▸ **Set task**: Look for the line containing "Output the web" and the line containing "ctx.strokeRect(a.left, a.top, a.right" in the entries below. Copy those two and all lines between them exactly, leaving out pictures.

-- start Provided information --

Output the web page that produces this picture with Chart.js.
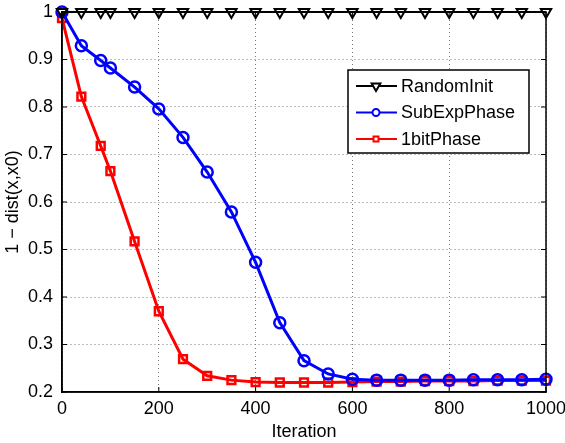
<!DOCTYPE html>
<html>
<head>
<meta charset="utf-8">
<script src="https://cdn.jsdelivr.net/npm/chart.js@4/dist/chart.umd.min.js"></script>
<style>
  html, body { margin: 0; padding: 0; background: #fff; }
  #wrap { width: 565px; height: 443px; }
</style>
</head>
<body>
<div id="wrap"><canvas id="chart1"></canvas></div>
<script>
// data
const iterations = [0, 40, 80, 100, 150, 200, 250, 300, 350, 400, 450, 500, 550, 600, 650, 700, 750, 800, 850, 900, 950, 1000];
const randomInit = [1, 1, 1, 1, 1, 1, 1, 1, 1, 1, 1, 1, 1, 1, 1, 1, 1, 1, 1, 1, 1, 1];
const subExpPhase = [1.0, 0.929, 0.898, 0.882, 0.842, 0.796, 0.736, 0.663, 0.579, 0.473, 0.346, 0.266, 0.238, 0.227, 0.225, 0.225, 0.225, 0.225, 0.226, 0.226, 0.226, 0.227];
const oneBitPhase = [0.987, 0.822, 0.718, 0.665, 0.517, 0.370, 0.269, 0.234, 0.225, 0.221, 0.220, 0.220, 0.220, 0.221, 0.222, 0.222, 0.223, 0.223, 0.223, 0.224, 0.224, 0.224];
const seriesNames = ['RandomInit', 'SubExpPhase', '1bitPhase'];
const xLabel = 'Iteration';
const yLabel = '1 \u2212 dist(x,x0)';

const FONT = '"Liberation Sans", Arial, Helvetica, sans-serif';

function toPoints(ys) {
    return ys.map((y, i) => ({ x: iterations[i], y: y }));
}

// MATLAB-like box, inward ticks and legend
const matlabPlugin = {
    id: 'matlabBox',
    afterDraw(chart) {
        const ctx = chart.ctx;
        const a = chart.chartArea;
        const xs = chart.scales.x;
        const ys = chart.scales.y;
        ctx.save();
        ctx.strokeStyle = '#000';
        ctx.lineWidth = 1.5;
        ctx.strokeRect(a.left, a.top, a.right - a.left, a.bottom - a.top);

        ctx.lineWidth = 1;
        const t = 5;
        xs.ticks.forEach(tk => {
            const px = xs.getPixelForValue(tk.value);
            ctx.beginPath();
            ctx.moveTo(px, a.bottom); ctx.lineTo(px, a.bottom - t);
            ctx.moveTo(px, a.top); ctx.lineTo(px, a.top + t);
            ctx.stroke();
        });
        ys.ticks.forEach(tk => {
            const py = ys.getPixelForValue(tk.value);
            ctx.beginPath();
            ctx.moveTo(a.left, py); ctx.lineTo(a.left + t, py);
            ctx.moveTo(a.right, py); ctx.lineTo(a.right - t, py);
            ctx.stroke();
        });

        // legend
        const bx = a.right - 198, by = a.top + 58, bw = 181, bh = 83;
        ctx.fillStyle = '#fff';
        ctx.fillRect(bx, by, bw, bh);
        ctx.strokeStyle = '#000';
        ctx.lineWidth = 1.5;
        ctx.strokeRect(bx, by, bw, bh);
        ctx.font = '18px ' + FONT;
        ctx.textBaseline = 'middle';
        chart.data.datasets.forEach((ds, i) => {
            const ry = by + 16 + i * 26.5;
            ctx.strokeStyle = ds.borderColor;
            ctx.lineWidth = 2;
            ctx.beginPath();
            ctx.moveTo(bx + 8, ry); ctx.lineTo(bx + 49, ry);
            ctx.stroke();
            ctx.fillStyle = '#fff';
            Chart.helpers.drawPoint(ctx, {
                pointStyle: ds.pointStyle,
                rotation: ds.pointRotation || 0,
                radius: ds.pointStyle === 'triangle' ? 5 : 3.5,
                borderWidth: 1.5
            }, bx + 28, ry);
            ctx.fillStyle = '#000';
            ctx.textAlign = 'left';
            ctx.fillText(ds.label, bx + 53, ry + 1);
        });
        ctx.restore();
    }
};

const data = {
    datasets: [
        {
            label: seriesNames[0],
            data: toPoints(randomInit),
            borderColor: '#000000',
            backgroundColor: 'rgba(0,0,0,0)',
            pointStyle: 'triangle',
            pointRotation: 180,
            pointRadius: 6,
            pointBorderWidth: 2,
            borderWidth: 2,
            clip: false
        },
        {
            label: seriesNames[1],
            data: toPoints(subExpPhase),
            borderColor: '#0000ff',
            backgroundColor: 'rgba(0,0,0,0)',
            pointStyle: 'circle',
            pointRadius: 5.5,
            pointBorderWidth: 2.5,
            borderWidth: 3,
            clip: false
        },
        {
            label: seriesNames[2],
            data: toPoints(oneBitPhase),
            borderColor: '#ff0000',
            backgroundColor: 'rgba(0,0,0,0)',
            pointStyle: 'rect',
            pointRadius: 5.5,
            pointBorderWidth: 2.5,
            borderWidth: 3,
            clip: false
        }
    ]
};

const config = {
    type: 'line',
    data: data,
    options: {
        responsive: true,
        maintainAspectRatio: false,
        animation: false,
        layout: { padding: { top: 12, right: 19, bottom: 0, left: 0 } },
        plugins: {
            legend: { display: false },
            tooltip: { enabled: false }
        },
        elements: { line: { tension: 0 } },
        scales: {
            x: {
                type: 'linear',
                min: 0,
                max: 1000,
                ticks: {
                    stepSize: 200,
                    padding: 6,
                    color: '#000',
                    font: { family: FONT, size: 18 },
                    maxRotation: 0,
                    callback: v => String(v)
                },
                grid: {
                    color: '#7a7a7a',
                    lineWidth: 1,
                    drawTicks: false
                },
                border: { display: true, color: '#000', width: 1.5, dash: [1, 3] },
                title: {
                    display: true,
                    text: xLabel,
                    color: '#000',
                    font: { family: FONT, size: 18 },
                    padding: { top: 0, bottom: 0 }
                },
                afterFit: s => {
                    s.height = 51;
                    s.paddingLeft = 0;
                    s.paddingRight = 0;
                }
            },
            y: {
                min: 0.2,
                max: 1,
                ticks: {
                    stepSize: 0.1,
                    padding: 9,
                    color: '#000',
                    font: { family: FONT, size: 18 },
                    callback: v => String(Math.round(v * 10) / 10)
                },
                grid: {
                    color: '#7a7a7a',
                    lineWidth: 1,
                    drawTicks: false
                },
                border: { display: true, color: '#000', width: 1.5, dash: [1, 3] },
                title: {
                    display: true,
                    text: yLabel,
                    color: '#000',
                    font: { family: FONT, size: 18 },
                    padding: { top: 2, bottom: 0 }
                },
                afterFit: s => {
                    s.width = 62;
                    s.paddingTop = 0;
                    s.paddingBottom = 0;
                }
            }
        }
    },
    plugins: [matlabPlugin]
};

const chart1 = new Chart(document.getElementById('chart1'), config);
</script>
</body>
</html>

-- end Provided information --
-- start Provided information --

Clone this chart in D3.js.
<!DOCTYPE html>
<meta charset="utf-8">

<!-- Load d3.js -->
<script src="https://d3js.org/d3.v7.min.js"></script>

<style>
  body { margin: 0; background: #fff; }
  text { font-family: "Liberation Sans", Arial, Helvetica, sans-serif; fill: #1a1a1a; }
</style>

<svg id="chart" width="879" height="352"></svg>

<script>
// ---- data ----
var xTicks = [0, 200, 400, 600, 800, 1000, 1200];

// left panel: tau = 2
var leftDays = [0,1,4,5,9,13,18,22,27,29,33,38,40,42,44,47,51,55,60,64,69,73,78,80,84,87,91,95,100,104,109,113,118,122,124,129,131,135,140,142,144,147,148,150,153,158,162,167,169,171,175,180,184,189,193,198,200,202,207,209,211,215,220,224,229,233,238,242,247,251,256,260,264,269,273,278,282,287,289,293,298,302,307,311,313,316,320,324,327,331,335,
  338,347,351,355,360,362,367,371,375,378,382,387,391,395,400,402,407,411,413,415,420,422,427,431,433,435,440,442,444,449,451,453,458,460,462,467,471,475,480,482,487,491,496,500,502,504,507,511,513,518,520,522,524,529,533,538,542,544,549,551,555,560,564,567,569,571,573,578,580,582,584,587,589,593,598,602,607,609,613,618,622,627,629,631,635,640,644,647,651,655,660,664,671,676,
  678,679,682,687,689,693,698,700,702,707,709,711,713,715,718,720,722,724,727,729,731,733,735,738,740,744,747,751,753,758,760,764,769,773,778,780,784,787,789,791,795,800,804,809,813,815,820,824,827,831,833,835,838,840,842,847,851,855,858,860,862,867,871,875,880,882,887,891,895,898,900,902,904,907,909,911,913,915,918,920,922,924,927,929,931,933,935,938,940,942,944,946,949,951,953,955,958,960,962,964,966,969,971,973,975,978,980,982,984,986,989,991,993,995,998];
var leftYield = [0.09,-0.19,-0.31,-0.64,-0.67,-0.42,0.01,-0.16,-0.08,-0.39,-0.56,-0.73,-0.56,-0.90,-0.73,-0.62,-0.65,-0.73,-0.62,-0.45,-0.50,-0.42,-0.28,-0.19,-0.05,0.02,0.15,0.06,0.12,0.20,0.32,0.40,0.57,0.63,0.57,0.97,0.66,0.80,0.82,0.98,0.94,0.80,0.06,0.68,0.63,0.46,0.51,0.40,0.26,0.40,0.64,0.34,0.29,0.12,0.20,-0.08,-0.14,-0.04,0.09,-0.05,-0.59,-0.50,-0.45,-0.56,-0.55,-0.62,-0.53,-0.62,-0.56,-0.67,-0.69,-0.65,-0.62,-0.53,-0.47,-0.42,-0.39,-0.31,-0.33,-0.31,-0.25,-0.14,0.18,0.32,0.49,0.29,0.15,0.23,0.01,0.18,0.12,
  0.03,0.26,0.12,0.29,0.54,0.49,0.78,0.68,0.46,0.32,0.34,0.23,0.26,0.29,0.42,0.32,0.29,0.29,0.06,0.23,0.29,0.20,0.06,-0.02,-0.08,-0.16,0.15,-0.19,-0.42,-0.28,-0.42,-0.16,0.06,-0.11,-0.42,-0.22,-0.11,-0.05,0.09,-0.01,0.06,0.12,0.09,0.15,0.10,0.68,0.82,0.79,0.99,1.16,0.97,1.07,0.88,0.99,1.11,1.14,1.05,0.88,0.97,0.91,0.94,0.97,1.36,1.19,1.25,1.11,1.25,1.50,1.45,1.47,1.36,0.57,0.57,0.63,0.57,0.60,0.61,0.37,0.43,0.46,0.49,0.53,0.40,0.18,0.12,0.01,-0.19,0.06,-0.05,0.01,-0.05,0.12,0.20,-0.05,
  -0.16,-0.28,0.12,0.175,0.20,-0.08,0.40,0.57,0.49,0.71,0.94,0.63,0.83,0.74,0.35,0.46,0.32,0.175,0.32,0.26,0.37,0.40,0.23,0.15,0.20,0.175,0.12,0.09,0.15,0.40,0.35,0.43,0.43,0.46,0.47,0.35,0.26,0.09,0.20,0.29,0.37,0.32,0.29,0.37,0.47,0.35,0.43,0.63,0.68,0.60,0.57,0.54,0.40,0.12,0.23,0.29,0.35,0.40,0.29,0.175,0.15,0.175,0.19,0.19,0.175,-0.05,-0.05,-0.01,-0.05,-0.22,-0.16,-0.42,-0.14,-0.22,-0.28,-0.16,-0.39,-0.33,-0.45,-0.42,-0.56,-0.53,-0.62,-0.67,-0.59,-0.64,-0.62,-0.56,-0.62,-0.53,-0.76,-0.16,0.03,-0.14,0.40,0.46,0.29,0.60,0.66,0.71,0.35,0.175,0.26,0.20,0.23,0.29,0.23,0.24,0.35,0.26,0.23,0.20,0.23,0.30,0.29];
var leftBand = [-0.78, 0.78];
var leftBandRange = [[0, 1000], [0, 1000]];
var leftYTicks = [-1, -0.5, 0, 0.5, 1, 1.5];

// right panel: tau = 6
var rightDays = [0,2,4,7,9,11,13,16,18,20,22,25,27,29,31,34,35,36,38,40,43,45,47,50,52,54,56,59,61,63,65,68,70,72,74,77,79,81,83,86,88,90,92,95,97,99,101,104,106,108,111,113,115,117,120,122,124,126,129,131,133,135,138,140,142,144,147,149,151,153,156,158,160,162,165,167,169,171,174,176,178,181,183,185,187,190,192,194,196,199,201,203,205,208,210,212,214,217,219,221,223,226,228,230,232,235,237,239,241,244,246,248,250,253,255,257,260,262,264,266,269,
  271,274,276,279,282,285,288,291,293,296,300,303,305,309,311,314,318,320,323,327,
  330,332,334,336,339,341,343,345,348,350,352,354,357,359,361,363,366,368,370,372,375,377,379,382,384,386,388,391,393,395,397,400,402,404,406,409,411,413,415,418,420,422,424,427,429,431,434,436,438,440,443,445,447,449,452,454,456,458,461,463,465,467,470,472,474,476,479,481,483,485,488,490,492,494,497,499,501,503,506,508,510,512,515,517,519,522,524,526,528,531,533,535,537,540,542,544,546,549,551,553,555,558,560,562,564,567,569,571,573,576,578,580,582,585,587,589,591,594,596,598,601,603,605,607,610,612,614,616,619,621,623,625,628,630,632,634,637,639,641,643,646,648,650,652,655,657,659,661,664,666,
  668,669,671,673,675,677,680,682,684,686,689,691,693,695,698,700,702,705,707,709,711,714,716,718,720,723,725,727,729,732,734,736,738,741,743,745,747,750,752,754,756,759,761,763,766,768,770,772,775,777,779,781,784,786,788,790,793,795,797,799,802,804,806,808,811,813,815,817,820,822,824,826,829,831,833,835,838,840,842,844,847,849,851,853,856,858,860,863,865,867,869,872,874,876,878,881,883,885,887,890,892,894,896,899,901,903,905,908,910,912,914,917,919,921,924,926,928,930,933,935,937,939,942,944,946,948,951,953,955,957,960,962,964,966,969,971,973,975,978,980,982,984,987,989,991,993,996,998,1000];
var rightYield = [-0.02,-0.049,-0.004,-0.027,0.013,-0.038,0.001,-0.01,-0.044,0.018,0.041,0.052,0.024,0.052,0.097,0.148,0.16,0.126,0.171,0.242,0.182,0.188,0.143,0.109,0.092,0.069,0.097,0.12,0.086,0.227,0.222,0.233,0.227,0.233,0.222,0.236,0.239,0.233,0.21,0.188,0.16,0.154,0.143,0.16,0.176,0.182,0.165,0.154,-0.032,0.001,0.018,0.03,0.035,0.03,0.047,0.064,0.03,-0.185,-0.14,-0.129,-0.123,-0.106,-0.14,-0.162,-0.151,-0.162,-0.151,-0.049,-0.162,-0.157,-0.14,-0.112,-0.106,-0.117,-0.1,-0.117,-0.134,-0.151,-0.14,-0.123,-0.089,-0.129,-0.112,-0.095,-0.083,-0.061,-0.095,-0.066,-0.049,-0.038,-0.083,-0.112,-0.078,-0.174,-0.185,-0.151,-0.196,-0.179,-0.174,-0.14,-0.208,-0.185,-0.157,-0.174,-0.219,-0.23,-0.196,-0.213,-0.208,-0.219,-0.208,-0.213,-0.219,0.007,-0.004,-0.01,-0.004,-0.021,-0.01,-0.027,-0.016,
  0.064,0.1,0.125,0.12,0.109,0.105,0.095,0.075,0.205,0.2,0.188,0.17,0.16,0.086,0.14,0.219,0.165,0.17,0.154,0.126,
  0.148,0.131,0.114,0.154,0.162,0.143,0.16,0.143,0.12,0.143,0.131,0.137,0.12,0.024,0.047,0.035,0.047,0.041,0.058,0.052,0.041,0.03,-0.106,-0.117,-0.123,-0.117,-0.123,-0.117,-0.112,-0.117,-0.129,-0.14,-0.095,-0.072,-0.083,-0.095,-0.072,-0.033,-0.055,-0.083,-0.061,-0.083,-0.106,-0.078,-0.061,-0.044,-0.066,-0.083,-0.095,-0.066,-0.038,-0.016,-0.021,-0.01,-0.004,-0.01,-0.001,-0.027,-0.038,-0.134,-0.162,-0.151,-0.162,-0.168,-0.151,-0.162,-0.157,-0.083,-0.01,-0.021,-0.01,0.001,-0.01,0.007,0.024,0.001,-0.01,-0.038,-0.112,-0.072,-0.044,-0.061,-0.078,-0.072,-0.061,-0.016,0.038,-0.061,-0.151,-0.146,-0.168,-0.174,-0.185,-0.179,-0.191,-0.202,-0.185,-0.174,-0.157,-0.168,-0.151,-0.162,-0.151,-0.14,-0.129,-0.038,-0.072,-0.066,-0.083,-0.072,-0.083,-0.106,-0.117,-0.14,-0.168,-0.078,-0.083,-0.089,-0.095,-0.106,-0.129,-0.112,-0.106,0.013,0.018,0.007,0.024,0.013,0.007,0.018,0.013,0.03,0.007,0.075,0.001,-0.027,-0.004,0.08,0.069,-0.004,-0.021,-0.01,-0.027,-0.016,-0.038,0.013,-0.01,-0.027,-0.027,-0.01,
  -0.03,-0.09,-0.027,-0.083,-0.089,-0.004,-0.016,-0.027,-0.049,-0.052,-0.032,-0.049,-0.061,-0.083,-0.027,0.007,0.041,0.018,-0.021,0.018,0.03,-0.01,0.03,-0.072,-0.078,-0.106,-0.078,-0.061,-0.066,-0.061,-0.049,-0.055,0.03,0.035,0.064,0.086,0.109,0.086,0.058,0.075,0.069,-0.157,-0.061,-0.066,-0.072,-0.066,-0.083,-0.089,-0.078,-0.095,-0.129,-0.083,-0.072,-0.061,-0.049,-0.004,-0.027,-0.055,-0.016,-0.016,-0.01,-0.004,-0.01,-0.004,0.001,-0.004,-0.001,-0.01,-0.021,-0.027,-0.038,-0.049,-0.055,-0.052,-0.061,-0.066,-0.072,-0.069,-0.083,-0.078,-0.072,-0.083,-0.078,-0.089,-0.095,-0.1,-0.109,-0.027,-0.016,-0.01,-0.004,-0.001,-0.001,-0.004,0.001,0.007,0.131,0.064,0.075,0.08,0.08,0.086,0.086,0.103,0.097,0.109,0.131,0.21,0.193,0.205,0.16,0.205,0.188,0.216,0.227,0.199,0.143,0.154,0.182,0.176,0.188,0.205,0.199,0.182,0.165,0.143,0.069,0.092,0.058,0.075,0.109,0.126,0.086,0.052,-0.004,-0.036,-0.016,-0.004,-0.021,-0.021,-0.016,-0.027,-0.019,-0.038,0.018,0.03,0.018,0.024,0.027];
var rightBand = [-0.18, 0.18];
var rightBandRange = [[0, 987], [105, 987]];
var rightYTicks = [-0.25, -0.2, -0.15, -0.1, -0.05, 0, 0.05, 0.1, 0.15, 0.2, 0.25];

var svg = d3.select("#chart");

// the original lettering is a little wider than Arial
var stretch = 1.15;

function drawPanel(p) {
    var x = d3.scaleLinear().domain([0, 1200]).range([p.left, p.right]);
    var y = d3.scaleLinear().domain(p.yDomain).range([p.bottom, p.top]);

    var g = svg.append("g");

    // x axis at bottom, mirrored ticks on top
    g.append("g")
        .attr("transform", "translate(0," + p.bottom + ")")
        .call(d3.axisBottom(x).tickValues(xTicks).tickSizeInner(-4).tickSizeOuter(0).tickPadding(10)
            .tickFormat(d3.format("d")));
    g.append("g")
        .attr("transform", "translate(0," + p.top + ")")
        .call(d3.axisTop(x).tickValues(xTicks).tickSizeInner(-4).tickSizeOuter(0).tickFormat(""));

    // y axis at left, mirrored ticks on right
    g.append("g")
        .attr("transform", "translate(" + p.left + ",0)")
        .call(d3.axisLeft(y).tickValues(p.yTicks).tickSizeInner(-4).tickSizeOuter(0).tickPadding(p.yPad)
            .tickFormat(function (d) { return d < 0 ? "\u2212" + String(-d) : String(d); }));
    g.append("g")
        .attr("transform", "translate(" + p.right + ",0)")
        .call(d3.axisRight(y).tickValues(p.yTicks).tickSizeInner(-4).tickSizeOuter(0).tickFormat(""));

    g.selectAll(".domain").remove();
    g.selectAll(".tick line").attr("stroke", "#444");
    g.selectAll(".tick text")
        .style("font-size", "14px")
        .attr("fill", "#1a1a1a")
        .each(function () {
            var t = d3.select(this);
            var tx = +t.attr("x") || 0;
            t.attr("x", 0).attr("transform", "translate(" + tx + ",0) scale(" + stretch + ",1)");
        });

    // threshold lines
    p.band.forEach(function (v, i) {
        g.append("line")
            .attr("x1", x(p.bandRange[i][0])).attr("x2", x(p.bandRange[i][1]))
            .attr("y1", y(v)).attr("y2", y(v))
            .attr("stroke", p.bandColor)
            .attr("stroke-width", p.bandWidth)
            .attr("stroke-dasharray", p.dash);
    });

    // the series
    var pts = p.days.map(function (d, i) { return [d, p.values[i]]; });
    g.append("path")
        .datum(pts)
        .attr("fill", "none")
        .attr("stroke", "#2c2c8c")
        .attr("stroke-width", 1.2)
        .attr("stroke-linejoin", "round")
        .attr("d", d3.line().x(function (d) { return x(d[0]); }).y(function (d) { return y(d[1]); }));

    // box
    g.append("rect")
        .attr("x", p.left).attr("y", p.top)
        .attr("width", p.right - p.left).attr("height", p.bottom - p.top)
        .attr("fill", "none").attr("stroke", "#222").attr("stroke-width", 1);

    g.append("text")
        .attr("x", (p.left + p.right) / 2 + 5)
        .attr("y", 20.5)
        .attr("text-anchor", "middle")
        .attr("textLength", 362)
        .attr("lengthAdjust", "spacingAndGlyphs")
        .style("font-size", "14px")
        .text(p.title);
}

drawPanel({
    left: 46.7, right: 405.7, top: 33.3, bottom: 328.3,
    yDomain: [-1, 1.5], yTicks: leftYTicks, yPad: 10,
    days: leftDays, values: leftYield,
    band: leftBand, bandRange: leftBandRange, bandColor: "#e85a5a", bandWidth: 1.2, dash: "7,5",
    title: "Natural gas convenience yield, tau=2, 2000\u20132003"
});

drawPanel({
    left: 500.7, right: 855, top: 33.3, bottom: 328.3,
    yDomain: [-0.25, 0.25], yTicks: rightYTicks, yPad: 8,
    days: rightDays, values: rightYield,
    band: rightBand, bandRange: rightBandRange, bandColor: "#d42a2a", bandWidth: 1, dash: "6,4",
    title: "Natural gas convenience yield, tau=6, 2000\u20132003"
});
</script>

-- end Provided information --

▸ **Task answer**:
Output the web page that produces this picture with Chart.js.
<!DOCTYPE html>
<html>
<head>
<meta charset="utf-8">
<script src="https://cdn.jsdelivr.net/npm/chart.js@4/dist/chart.umd.min.js"></script>
<style>
  html, body { margin: 0; padding: 0; background: #fff; }
  #wrap { width: 565px; height: 443px; }
</style>
</head>
<body>
<div id="wrap"><canvas id="chart1"></canvas></div>
<script>
// data
const iterations = [0, 40, 80, 100, 150, 200, 250, 300, 350, 400, 450, 500, 550, 600, 650, 700, 750, 800, 850, 900, 950, 1000];
const randomInit = [1, 1, 1, 1, 1, 1, 1, 1, 1, 1, 1, 1, 1, 1, 1, 1, 1, 1, 1, 1, 1, 1];
const subExpPhase = [1.0, 0.929, 0.898, 0.882, 0.842, 0.796, 0.736, 0.663, 0.579, 0.473, 0.346, 0.266, 0.238, 0.227, 0.225, 0.225, 0.225, 0.225, 0.226, 0.226, 0.226, 0.227];
const oneBitPhase = [0.987, 0.822, 0.718, 0.665, 0.517, 0.370, 0.269, 0.234, 0.225, 0.221, 0.220, 0.220, 0.220, 0.221, 0.222, 0.222, 0.223, 0.223, 0.223, 0.224, 0.224, 0.224];
const seriesNames = ['RandomInit', 'SubExpPhase', '1bitPhase'];
const xLabel = 'Iteration';
const yLabel = '1 \u2212 dist(x,x0)';

const FONT = '"Liberation Sans", Arial, Helvetica, sans-serif';

function toPoints(ys) {
    return ys.map((y, i) => ({ x: iterations[i], y: y }));
}

// MATLAB-like box, inward ticks and legend
const matlabPlugin = {
    id: 'matlabBox',
    afterDraw(chart) {
        const ctx = chart.ctx;
        const a = chart.chartArea;
        const xs = chart.scales.x;
        const ys = chart.scales.y;
        ctx.save();
        ctx.strokeStyle = '#000';
        ctx.lineWidth = 1.5;
        ctx.strokeRect(a.left, a.top, a.right - a.left, a.bottom - a.top);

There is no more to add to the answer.